Job: Write out each line that follows exactly as it stands, without the pictures.

Data shown:
* Begin *
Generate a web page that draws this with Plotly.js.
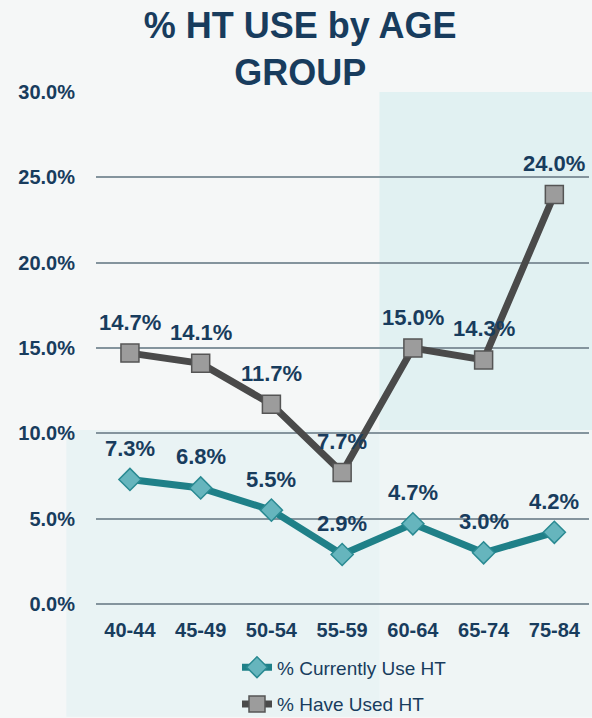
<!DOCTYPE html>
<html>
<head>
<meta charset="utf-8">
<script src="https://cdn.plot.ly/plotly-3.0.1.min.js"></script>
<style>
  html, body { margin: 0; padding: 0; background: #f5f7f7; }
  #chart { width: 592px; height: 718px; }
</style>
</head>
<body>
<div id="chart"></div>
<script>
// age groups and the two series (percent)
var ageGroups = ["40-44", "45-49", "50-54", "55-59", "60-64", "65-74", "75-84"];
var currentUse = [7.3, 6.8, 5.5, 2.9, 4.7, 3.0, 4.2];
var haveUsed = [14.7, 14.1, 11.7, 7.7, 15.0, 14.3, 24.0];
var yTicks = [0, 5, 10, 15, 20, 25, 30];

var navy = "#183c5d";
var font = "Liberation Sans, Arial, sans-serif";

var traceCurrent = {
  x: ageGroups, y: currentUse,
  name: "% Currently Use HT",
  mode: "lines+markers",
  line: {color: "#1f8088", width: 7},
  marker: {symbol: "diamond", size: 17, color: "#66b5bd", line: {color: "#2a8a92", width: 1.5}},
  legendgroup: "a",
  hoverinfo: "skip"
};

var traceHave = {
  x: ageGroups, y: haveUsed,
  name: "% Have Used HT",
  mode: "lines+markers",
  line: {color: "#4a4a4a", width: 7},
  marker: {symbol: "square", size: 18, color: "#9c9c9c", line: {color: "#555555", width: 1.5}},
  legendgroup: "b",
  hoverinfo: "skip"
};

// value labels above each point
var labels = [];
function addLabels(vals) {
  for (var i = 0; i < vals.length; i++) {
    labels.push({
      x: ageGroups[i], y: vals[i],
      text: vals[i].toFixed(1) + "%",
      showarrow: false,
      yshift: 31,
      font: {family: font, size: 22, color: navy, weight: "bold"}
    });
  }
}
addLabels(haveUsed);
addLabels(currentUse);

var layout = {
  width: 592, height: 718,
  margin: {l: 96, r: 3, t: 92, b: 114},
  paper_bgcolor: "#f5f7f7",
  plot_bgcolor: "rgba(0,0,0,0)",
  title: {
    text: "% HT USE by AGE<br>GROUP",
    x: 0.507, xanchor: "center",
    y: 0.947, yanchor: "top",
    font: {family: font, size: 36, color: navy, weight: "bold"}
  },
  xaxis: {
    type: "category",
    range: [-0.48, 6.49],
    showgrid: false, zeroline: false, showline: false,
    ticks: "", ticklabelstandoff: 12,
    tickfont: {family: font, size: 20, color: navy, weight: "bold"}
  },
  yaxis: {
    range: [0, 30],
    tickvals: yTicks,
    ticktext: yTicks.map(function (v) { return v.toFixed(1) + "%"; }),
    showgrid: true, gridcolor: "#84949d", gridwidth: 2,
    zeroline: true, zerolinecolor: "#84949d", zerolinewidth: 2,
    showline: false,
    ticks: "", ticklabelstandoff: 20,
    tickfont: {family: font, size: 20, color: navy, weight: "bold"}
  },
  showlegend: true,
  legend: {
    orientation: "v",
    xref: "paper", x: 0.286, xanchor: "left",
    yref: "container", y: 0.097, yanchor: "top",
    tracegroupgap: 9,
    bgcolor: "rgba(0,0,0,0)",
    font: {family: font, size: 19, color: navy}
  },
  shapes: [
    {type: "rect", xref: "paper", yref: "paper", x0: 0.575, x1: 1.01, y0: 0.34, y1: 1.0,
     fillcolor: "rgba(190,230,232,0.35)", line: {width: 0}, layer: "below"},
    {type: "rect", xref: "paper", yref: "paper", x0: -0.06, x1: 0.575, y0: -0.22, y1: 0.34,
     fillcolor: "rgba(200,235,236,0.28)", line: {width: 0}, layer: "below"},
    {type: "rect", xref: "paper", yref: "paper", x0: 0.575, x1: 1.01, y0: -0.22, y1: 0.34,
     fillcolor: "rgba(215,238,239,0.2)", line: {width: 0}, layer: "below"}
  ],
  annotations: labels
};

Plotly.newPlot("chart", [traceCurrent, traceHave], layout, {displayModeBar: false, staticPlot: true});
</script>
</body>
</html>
* End *
Expected output:
Generate a web page that draws this with Plotly.js.
<!DOCTYPE html>
<html>
<head>
<meta charset="utf-8">
<script src="https://cdn.plot.ly/plotly-3.0.1.min.js"></script>
<style>
  html, body { margin: 0; padding: 0; background: #f5f7f7; }
  #chart { width: 592px; height: 718px; }
</style>
</head>
<body>
<div id="chart"></div>
<script>
// age groups and the two series (percent)
var ageGroups = ["40-44", "45-49", "50-54", "55-59", "60-64", "65-74", "75-84"];
var currentUse = [7.3, 6.8, 5.5, 2.9, 4.7, 3.0, 4.2];
var haveUsed = [14.7, 14.1, 11.7, 7.7, 15.0, 14.3, 24.0];
var yTicks = [0, 5, 10, 15, 20, 25, 30];

var navy = "#183c5d";
var font = "Liberation Sans, Arial, sans-serif";

var traceCurrent = {
  x: ageGroups, y: currentUse,
  name: "% Currently Use HT",
  mode: "lines+markers",
  line: {color: "#1f8088", width: 7},
  marker: {symbol: "diamond", size: 17, color: "#66b5bd", line: {color: "#2a8a92", width: 1.5}},
  legendgroup: "a",
  hoverinfo: "skip"
};

var traceHave = {
  x: ageGroups, y: haveUsed,
  name: "% Have Used HT",
  mode: "lines+markers",
  line: {color: "#4a4a4a", width: 7},
  marker: {symbol: "square", size: 18, color: "#9c9c9c", line: {color: "#555555", width: 1.5}},
  legendgroup: "b",
  hoverinfo: "skip"
};

// value labels above each point
var labels = [];
function addLabels(vals) {
  for (var i = 0; i < vals.length; i++) {
    labels.push({
      x: ageGroups[i], y: vals[i],
      text: vals[i].toFixed(1) + "%",
      showarrow: false,
      yshift: 31,
      font: {family: font, size: 22, color: navy, weight: "bold"}
    });
  }
}
addLabels(haveUsed);
addLabels(currentUse);

var layout = {
  width: 592, height: 718,
  margin: {l: 96, r: 3, t: 92, b: 114},
  paper_bgcolor: "#f5f7f7",
  plot_bgcolor: "rgba(0,0,0,0)",
  title: {
    text: "% HT USE by AGE<br>GROUP",
    x: 0.507, xanchor: "center",
    y: 0.947, yanchor: "top",
    font: {family: font, size: 36, color: navy, weight: "bold"}
  },
  xaxis: {
    type: "category",
    range: [-0.48, 6.49],
    showgrid: false, zeroline: false, showline: false,
    ticks: "", ticklabelstandoff: 12,
    tickfont: {family: font, size: 20, color: navy, weight: "bold"}
  },
  yaxis: {
    range: [0, 30],
    tickvals: yTicks,
    ticktext: yTicks.map(function (v) { return v.toFixed(1) + "%"; }),
    showgrid: true, gridcolor: "#84949d", gridwidth: 2,
    zeroline: true, zerolinecolor: "#84949d", zerolinewidth: 2,
    showline: false,
    ticks: "", ticklabelstandoff: 20,
    tickfont: {family: font, size: 20, color: navy, weight: "bold"}
  },
  showlegend: true,
  legend: {
    orientation: "v",
    xref: "paper", x: 0.286, xanchor: "left",
    yref: "container", y: 0.097, yanchor: "top",
    tracegroupgap: 9,
    bgcolor: "rgba(0,0,0,0)",
    font: {family: font, size: 19, color: navy}
  },
  shapes: [
    {type: "rect", xref: "paper", yref: "paper", x0: 0.575, x1: 1.01, y0: 0.34, y1: 1.0,
     fillcolor: "rgba(190,230,232,0.35)", line: {width: 0}, layer: "below"},
    {type: "rect", xref: "paper", yref: "paper", x0: -0.06, x1: 0.575, y0: -0.22, y1: 0.34,
     fillcolor: "rgba(200,235,236,0.28)", line: {width: 0}, layer: "below"},
    {type: "rect", xref: "paper", yref: "paper", x0: 0.575, x1: 1.01, y0: -0.22, y1: 0.34,
     fillcolor: "rgba(215,238,239,0.2)", line: {width: 0}, layer: "below"}
  ],
  annotations: labels
};

Plotly.newPlot("chart", [traceCurrent, traceHave], layout, {displayModeBar: false, staticPlot: true});
</script>
</body>
</html>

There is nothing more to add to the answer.